* _WHAT THE TASK ASKS_: Pictures stay out. Extract the lines below from the first one through the line with "ax = fig.add_axes([208", both included.

* _DATA SUPPLIED_:
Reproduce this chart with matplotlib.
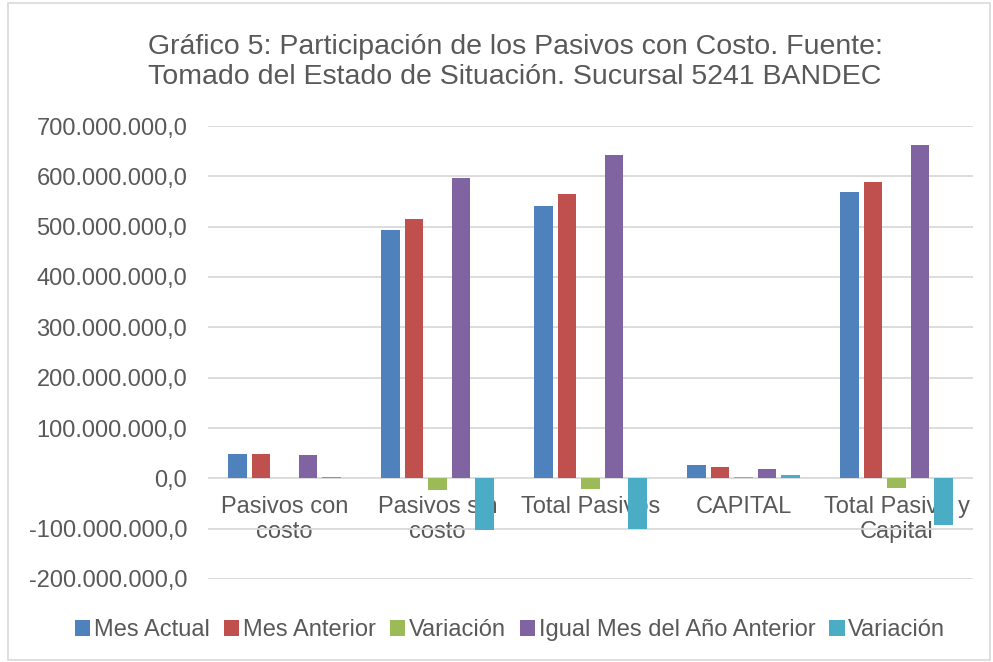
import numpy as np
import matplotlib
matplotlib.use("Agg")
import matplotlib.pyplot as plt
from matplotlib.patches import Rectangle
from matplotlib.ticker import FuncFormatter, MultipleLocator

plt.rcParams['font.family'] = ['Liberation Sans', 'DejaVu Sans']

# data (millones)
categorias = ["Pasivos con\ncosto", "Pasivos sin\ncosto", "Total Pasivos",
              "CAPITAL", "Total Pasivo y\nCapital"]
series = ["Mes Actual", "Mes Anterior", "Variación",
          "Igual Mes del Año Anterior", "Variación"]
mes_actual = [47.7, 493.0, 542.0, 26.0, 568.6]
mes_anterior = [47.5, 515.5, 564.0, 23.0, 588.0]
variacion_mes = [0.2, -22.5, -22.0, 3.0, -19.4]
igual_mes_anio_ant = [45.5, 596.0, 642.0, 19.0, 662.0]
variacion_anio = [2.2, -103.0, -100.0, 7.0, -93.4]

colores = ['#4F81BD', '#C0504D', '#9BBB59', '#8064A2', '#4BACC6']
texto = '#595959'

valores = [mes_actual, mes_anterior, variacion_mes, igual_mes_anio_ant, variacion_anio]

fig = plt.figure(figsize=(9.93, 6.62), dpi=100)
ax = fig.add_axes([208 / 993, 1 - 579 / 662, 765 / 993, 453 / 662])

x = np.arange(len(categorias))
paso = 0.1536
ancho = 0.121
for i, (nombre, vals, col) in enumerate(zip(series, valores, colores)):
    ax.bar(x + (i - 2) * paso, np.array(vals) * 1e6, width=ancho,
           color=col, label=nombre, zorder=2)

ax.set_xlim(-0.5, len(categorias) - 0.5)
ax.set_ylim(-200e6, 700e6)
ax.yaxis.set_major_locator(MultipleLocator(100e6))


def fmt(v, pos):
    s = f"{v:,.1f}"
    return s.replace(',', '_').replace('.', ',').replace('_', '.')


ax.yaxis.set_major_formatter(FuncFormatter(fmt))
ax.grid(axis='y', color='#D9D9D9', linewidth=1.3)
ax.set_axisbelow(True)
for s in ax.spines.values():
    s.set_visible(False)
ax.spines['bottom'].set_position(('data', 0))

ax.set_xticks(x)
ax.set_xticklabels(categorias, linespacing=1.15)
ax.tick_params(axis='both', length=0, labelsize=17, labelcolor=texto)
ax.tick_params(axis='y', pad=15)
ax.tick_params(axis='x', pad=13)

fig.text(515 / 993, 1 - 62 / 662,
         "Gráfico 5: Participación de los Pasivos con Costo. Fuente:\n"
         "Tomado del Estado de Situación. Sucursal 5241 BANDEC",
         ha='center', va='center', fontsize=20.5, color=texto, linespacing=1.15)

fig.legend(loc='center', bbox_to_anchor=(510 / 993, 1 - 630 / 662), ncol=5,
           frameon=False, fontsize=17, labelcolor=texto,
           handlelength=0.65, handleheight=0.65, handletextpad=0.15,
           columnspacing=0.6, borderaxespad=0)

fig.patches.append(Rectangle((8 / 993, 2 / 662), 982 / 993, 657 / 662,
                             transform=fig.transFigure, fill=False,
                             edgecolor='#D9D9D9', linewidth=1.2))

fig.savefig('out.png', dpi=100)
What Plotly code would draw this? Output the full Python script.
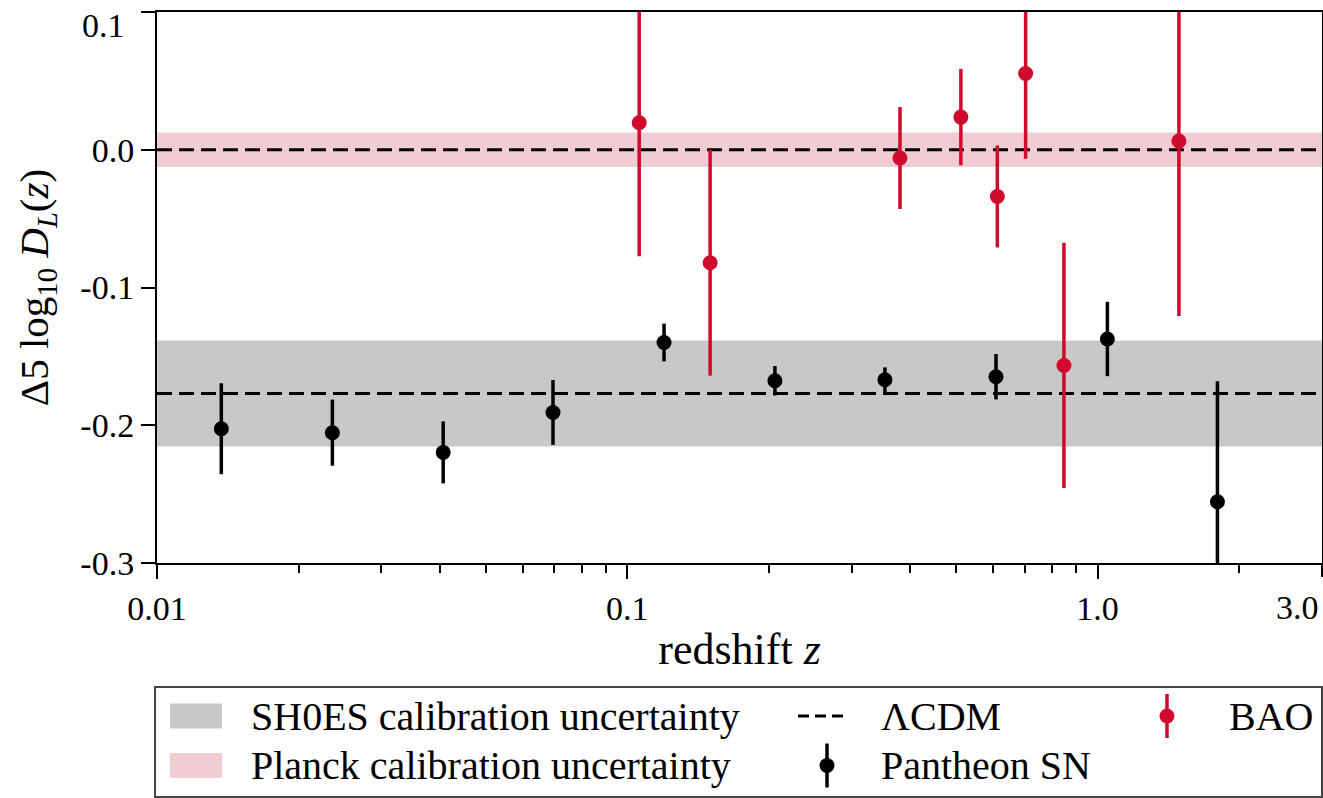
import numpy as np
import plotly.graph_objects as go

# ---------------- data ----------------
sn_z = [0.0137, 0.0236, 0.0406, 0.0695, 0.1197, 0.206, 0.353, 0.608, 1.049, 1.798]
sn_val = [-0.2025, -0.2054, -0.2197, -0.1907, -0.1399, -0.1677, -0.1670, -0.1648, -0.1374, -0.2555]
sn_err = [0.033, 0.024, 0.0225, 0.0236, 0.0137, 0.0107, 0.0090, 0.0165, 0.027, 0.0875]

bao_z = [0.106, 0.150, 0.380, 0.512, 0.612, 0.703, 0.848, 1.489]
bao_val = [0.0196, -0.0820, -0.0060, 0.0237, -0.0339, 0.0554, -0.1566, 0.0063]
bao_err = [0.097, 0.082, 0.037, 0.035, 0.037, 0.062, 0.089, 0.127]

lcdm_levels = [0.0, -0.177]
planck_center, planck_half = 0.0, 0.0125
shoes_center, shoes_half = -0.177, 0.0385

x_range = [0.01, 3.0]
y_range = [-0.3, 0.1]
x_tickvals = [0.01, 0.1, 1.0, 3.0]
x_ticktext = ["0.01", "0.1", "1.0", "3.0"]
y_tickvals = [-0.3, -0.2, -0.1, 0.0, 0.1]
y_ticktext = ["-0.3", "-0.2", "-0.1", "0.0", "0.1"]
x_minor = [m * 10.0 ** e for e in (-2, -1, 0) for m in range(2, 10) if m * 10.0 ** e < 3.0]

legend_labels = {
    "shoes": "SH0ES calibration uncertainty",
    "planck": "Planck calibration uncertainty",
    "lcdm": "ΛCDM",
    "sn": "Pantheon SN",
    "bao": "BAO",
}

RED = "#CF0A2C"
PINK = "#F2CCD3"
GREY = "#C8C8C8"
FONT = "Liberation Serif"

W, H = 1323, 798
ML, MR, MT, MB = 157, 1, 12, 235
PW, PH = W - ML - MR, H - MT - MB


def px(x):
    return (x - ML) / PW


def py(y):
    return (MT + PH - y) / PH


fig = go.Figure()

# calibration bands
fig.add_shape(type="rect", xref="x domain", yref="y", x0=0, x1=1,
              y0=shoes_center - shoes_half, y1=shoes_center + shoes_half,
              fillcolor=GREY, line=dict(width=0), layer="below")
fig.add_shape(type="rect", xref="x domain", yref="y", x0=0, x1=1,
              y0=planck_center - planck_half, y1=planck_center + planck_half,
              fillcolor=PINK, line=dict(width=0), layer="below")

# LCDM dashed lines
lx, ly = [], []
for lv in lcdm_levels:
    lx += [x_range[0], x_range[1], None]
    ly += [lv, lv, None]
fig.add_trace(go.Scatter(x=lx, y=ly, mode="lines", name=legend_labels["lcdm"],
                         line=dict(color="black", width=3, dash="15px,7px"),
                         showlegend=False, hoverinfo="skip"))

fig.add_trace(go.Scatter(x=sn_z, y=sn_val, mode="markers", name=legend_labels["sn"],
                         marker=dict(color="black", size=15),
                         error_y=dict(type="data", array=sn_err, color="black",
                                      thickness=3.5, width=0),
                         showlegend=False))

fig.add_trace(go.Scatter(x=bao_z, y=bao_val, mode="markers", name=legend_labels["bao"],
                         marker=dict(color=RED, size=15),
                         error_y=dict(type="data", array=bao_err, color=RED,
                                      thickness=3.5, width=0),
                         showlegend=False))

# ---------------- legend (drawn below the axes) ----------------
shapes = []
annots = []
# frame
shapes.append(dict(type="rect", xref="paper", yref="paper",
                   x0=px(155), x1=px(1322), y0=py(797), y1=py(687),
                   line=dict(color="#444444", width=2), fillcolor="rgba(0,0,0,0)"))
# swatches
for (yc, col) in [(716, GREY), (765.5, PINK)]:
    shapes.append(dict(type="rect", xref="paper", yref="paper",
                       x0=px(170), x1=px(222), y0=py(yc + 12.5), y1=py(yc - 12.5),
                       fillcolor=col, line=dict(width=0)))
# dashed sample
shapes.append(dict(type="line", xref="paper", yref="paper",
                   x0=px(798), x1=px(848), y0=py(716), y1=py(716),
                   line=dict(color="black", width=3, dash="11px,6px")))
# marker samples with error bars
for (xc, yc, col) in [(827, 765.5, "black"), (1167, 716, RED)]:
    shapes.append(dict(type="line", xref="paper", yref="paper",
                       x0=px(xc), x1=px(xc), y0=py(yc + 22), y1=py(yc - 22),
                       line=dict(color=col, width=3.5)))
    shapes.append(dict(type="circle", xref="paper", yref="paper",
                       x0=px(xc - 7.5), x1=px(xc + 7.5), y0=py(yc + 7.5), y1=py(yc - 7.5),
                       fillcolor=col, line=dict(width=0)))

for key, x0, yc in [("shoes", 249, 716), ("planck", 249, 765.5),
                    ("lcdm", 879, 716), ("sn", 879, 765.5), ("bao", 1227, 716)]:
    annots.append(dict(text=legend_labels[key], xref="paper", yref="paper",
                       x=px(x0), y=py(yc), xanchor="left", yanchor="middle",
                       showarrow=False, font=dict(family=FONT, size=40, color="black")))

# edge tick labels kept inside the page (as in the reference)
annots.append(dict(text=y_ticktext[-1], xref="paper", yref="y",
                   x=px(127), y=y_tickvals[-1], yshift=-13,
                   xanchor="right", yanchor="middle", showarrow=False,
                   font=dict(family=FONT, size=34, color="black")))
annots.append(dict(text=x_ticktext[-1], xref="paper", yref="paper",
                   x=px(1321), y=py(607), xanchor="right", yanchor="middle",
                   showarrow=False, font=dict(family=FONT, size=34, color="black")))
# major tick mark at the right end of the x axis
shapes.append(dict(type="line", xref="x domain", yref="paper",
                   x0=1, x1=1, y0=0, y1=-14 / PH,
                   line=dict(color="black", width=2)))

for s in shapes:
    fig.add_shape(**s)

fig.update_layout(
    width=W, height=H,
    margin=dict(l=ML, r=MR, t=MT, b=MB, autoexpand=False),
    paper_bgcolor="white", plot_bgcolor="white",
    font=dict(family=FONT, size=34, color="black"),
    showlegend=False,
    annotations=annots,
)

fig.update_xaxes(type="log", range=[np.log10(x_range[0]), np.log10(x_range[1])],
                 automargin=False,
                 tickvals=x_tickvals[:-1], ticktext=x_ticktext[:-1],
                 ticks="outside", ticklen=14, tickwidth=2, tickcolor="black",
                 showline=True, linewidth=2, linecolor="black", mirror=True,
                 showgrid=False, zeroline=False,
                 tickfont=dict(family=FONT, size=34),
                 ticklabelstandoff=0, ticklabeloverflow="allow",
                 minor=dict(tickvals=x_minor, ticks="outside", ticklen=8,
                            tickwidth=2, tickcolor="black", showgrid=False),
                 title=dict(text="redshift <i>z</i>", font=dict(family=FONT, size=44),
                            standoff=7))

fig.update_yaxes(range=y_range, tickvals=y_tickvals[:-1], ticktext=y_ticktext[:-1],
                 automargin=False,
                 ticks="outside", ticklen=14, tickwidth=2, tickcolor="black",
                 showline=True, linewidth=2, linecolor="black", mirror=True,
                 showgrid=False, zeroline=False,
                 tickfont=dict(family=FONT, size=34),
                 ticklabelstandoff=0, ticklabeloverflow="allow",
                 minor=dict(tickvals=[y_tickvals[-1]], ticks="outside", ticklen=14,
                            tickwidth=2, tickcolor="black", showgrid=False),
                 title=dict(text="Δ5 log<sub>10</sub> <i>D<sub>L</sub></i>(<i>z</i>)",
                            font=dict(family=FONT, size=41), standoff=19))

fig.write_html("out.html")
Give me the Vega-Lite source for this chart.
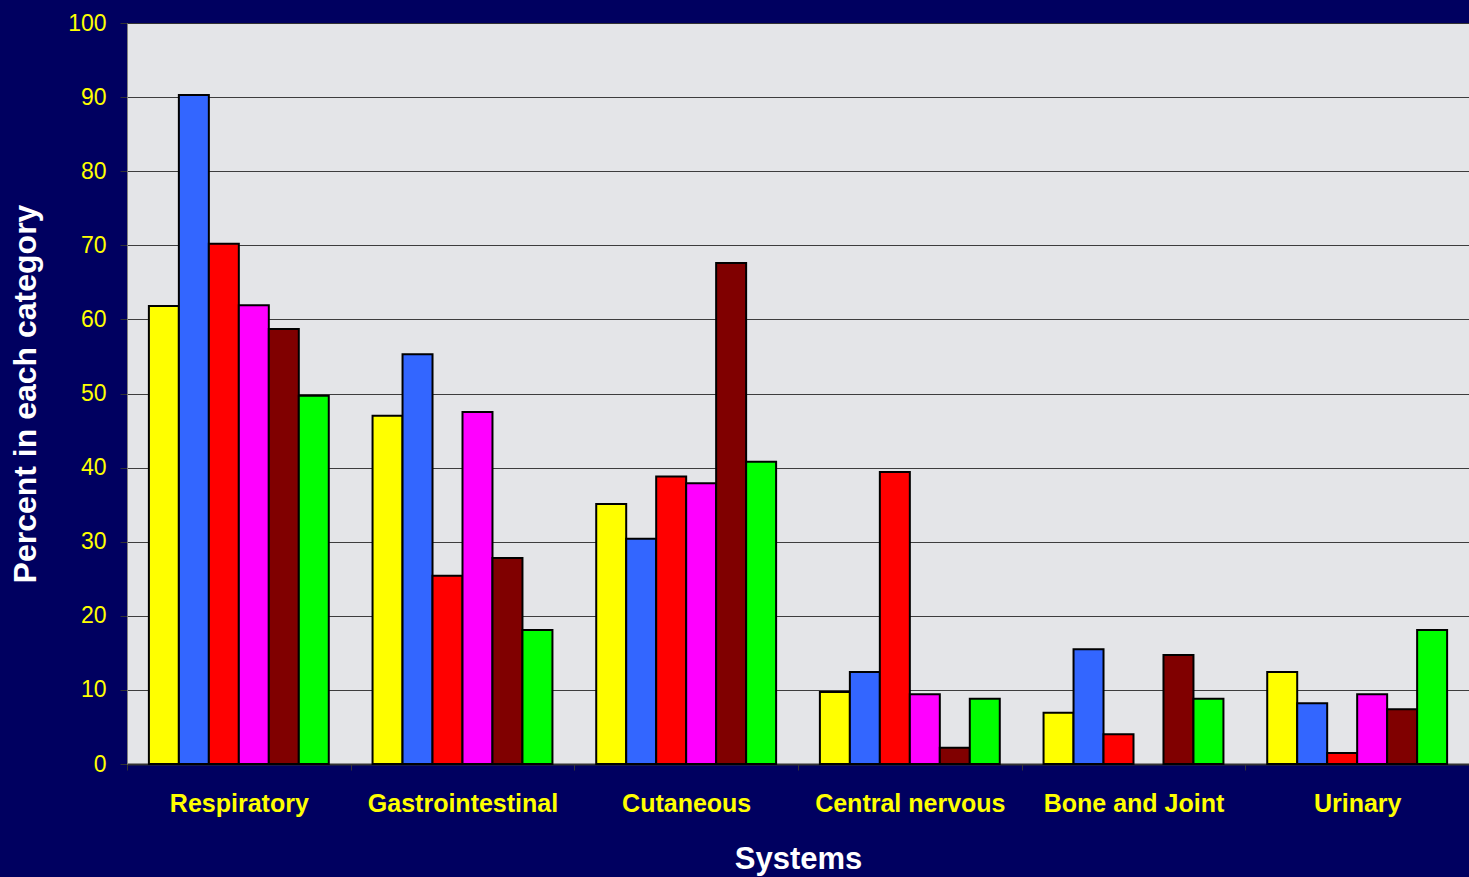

* _ANSWER TO THIS TASK_:
Reproduce this chart with matplotlib.
import numpy as np
import matplotlib
matplotlib.use("Agg")
import matplotlib.pyplot as plt
from matplotlib.patches import Rectangle
from matplotlib.ticker import FuncFormatter, MultipleLocator

plt.rcParams['font.family'] = ['Liberation Sans', 'DejaVu Sans']

# data (millones)
categorias = ["Pasivos con\ncosto", "Pasivos sin\ncosto", "Total Pasivos",
              "CAPITAL", "Total Pasivo y\nCapital"]
series = ["Mes Actual", "Mes Anterior", "Variación",
          "Igual Mes del Año Anterior", "Variación"]
mes_actual = [47.7, 493.0, 542.0, 26.0, 568.6]
mes_anterior = [47.5, 515.5, 564.0, 23.0, 588.0]
variacion_mes = [0.2, -22.5, -22.0, 3.0, -19.4]
igual_mes_anio_ant = [45.5, 596.0, 642.0, 19.0, 662.0]
variacion_anio = [2.2, -103.0, -100.0, 7.0, -93.4]

colores = ['#4F81BD', '#C0504D', '#9BBB59', '#8064A2', '#4BACC6']
texto = '#595959'

valores = [mes_actual, mes_anterior, variacion_mes, igual_mes_anio_ant, variacion_anio]

fig = plt.figure(figsize=(9.93, 6.62), dpi=100)
ax = fig.add_axes([208 / 993, 1 - 579 / 662, 765 / 993, 453 / 662])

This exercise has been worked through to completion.